Этот немец, истинный представитель своей нации, говорил с полным убеждением, искренне веря своим словам.

— Допустим, — продолжал Марсель. — Конечно, ваш снаряд, наполненный углекислотой, не такая уж новинка — снаряды с удушливыми газами были изобретены уже давно, но что касается его разрушительной силы, она чудовищна, с этим спорить не приходится. Тут только…

— Что — только?

— Не слишком ли мал его удельный вес? Пролетит ли он сорок километров?

— С меня достаточно, если он пролетит восемь, — усмехаясь, ответил герр Шульце. — Но вот, — добавил он, показывая на другую бомбу, — вот вам чугунный снаряд. Он с начинкой. Эта начинка представляет собою сотню маленьких, симметрично расположенных пушечек, которые входят одна в другую наподобие цилиндров в подзорной трубе. Эти пушечки, которые после взрыва разлетаются, как снаряды, через мгновение выбрасывают из себя маленькие бомбы с зажигательными веществами. Это всё равно как если бы я бросил в пространство целую батарею, способную охватить пожаром и смертью весь город, объять его со всех сторон бушующим, неугасимым огнём. И вес этого снаряда рассчитан точно — как раз на сорок километров! Вскоре я произведу один опыт, и тогда те, что сомневаются, смогут собственными руками ощупать сотни тысяч трупов, которые мой снаряд уложит на месте.

Чудовищные зубы Шульце так и сверкали. Марсель с наслаждением выбил бы ему пяток-другой. Но, сделав над собой усилие, он сдержался. Он узнал ещё далеко не всё, что ему было нужно.

— Да, — повторил герр Шульце, — скоро мы произведём решительный опыт.

— Как? Где? — вскричал Марсель.

— Как? Да вот при помощи одного из этих снарядов, который, будучи выпущен из моего орудия, перелетит горный кряж Каскад-Маунтс. Вы спрашиваете, где будет произведён опыт? Над городом, который лежит от нас на расстоянии сорока километров. Город этот не ожидает, что на него обрушится такой громовой удар, а если бы даже и ожидал, ему нечем защитить себя от его испепеляющей силы. Нынче у нас пятое сентября, так вот, тринадцатого сентября, в одиннадцать сорок пять вечера, Франсевилль исчезнет с лица земли! Его постигнет участь Содома27. Профессор Шульце низринет на него пламя с небес.

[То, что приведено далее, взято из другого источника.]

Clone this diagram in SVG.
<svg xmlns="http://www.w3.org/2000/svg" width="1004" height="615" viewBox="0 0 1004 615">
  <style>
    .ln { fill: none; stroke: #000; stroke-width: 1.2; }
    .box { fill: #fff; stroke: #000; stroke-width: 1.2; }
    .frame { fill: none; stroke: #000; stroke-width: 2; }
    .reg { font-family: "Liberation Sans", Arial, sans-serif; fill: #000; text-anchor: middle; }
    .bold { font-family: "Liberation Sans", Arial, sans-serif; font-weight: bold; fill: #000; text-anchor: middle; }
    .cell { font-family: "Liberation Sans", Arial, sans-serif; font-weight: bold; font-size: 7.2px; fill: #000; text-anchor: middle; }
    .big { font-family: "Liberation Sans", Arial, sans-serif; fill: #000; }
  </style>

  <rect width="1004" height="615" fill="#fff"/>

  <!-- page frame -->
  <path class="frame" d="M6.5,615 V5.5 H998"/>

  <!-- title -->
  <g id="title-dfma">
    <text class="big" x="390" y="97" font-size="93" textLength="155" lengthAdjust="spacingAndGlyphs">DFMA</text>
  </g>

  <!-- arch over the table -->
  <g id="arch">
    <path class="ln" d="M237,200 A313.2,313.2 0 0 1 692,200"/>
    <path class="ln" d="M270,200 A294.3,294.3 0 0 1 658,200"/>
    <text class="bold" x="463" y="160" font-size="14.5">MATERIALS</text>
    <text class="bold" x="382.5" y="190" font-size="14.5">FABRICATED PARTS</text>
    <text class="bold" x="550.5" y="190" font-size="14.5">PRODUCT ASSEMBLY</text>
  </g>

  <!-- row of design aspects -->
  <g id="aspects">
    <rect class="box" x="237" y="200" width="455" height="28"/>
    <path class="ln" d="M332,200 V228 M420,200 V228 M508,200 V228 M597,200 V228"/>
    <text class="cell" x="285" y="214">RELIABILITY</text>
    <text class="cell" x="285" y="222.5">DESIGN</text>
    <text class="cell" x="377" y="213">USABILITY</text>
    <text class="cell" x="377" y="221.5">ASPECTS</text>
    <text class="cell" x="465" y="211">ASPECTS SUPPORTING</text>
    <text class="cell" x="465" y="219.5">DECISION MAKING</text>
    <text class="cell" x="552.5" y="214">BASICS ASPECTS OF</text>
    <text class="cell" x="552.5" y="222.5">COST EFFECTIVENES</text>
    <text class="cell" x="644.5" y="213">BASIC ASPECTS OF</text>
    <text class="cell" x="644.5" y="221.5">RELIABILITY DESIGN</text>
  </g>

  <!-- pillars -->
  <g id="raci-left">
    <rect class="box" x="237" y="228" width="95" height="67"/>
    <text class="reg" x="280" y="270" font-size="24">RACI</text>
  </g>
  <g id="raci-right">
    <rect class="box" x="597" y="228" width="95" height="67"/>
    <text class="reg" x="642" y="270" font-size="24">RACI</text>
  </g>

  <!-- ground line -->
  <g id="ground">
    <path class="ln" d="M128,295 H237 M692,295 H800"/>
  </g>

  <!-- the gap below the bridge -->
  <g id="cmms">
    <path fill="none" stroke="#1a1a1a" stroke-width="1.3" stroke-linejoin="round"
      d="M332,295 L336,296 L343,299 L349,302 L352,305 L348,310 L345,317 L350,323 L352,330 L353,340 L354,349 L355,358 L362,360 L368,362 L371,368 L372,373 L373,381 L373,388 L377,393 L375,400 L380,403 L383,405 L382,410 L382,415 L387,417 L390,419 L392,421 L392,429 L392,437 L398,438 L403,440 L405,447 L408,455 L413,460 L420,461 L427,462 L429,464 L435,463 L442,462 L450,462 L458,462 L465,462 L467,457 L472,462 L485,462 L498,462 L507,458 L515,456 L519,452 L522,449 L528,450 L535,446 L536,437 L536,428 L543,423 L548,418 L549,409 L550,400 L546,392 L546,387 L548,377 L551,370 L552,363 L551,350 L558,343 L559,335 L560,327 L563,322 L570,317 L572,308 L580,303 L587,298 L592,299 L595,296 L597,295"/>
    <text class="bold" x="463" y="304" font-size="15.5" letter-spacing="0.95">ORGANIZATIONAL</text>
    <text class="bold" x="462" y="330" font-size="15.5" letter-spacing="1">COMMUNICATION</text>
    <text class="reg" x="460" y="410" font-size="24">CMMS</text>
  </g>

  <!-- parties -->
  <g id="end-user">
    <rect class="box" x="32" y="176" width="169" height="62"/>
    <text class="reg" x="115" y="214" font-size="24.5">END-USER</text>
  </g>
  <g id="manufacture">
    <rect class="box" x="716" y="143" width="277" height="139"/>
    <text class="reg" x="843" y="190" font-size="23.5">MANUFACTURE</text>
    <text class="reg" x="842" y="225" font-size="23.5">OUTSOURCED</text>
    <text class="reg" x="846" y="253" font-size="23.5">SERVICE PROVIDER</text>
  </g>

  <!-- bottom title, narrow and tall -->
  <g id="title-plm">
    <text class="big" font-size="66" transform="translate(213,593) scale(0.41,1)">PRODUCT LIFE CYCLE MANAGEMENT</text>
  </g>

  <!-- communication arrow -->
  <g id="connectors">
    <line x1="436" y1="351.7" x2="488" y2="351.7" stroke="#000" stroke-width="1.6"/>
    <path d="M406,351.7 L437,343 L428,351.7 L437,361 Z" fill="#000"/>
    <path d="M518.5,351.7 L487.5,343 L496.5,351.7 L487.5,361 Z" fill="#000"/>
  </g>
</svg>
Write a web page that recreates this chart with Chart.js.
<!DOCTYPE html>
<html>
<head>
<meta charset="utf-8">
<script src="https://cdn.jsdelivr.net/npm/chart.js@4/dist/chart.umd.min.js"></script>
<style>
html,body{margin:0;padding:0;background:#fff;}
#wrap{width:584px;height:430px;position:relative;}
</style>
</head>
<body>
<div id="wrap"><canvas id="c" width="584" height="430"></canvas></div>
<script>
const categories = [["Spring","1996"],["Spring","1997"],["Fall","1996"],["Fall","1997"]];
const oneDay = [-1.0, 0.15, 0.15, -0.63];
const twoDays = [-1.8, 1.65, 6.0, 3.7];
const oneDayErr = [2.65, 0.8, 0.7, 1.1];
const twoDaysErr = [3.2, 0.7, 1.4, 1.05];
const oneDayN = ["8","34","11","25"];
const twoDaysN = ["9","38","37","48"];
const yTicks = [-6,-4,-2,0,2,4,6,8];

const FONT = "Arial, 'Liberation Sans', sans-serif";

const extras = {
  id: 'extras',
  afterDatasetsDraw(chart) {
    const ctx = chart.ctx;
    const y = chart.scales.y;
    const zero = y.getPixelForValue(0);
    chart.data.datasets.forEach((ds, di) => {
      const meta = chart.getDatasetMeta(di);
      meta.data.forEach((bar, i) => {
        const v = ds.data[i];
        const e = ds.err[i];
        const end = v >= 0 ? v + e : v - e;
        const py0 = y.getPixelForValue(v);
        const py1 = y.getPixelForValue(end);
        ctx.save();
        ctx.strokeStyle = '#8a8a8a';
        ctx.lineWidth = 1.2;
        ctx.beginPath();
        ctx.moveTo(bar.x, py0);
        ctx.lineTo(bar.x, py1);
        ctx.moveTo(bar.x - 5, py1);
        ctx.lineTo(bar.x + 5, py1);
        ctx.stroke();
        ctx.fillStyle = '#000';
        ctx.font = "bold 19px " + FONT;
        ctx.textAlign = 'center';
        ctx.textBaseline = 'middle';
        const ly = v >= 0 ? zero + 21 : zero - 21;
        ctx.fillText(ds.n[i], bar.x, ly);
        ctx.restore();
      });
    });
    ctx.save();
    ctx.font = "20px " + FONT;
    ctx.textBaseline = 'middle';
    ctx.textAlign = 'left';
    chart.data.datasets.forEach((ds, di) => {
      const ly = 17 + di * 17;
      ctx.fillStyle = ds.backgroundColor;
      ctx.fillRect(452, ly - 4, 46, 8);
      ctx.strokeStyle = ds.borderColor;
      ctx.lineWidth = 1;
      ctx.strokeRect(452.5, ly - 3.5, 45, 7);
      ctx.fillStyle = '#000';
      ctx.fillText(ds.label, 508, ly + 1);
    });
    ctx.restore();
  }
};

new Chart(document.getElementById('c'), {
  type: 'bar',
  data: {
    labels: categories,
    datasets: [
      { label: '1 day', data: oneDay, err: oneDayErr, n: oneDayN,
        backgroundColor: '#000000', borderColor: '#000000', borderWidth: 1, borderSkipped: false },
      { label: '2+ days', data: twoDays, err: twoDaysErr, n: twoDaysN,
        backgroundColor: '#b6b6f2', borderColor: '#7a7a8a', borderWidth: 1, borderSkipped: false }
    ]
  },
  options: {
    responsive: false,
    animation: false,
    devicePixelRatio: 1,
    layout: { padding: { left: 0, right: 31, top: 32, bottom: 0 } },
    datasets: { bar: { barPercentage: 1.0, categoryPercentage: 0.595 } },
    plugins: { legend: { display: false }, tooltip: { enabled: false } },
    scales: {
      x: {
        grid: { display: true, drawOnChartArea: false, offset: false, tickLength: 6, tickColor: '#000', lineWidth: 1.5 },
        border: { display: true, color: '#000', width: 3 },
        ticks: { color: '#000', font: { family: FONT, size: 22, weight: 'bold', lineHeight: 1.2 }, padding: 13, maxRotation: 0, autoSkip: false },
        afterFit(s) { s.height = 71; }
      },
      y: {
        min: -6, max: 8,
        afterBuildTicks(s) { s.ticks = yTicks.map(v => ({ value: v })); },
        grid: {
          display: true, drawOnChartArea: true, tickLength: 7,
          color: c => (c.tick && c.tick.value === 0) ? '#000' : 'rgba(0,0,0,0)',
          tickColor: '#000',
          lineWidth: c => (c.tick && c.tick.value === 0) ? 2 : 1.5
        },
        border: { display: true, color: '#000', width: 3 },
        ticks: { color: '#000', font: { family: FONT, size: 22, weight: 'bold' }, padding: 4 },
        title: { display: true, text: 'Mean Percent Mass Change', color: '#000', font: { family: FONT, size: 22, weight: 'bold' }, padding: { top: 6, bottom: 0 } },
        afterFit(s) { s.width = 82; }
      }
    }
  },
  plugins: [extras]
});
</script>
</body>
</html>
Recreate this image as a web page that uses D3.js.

Марсель от этого неожиданного заявления весь похолодел. К счастью, Шульце не заметил впечатления, какое произвели на слушателя его слова, и продолжал с жаром:

— Мы здесь, в Штальштадте, делаем как раз обратное тому, что делают изобретатели Франсевилля. Мы стремимся сократить человеческую жизнь, тогда как они изыскивают способы продлить её. Но их усилия обречены на гибель, и только смерть, которую мы ниспошлём на них, даст место новой жизни. Однако все в природе имеет свой смысл, и доктор Саразен, основав свой город, предоставил мне, сам того не зная, прекрасный материал для опытов.

Марсель слушал его и не верил своим ушам.

— Но, сударь, — вымолвил он наконец с невольной дрожью в голосе, которая как будто на мгновение привлекла внимание стального короля, — ведь жители Франсевилля не сделали вам ничего дурного! Насколько мне известно, у вас нет повода искать с ними ссоры.

27

Содом — по библейской легенде, древнепалестинский город, жители которого, как и жители Гоморры, прогневили бога своим беспутным поведением. Содом и Гоморра были уничтожены землетрясением и огненным дождём.